Process water must be continuously supplied to the process during the adiabatic cooling of the flue gases in the wash tower 2 by H₂ O vaporization. During the introduction of waste water from the complete desalination plant, and/or acid condensate from the chimney or flue of the steam power plant, the process water quantity can be reduced in conformity with the H₂ O supplied from the waste water of the complete desalination plant and from the acid condensate. The salt concentration in the waste water from the complete desalination plant, and in the acid condensate from the power plant chimney or flue, thereby determines the salt concentration of the wash circulation of the flue gas desulfurization installation. With the sought salt concentrations in relation to the chloride in the wash circulation of the flue gas desulfurization installation, the waste water from the flue gas desulfurization installation can be supplied to a thermal waste water treatment (evaporator or vaporizer, spray-dryer, whirl or fluidized bed) at an economically feasible cost.

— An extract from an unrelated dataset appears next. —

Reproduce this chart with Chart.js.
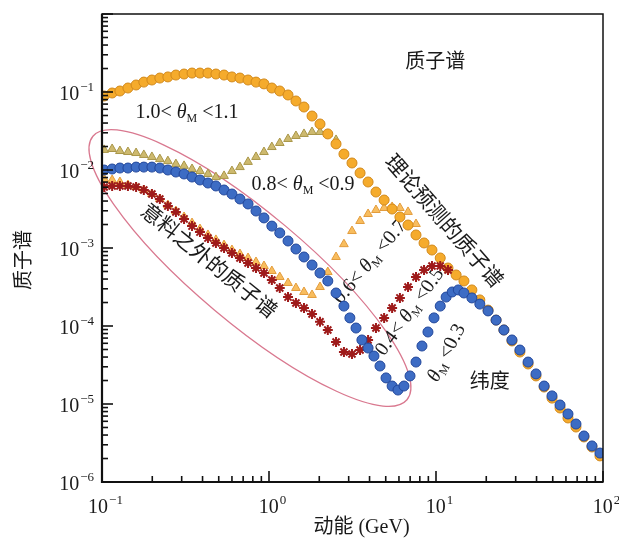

The waste water from the complete desalination plant, and the acid condensate from the flue or chimney of the steam power plant, can as illustrated, be supplied separately to the inventive installation, or they can be added in common either into the wash tower 2 or into the oxidation tower 24. The type and manner of dosing of the waste water from the complete desalination plant, and of the acid condensate from the flue or chimney of the steam power plant, depends upon the composition of these liquids and upon the type and manner of the operation of the flue gas desulfurization.

The present invention is, of course, in no way restricted to the specific disclosure of the specification and drawing, but also encompasses any modifications within the scope of the appended claims.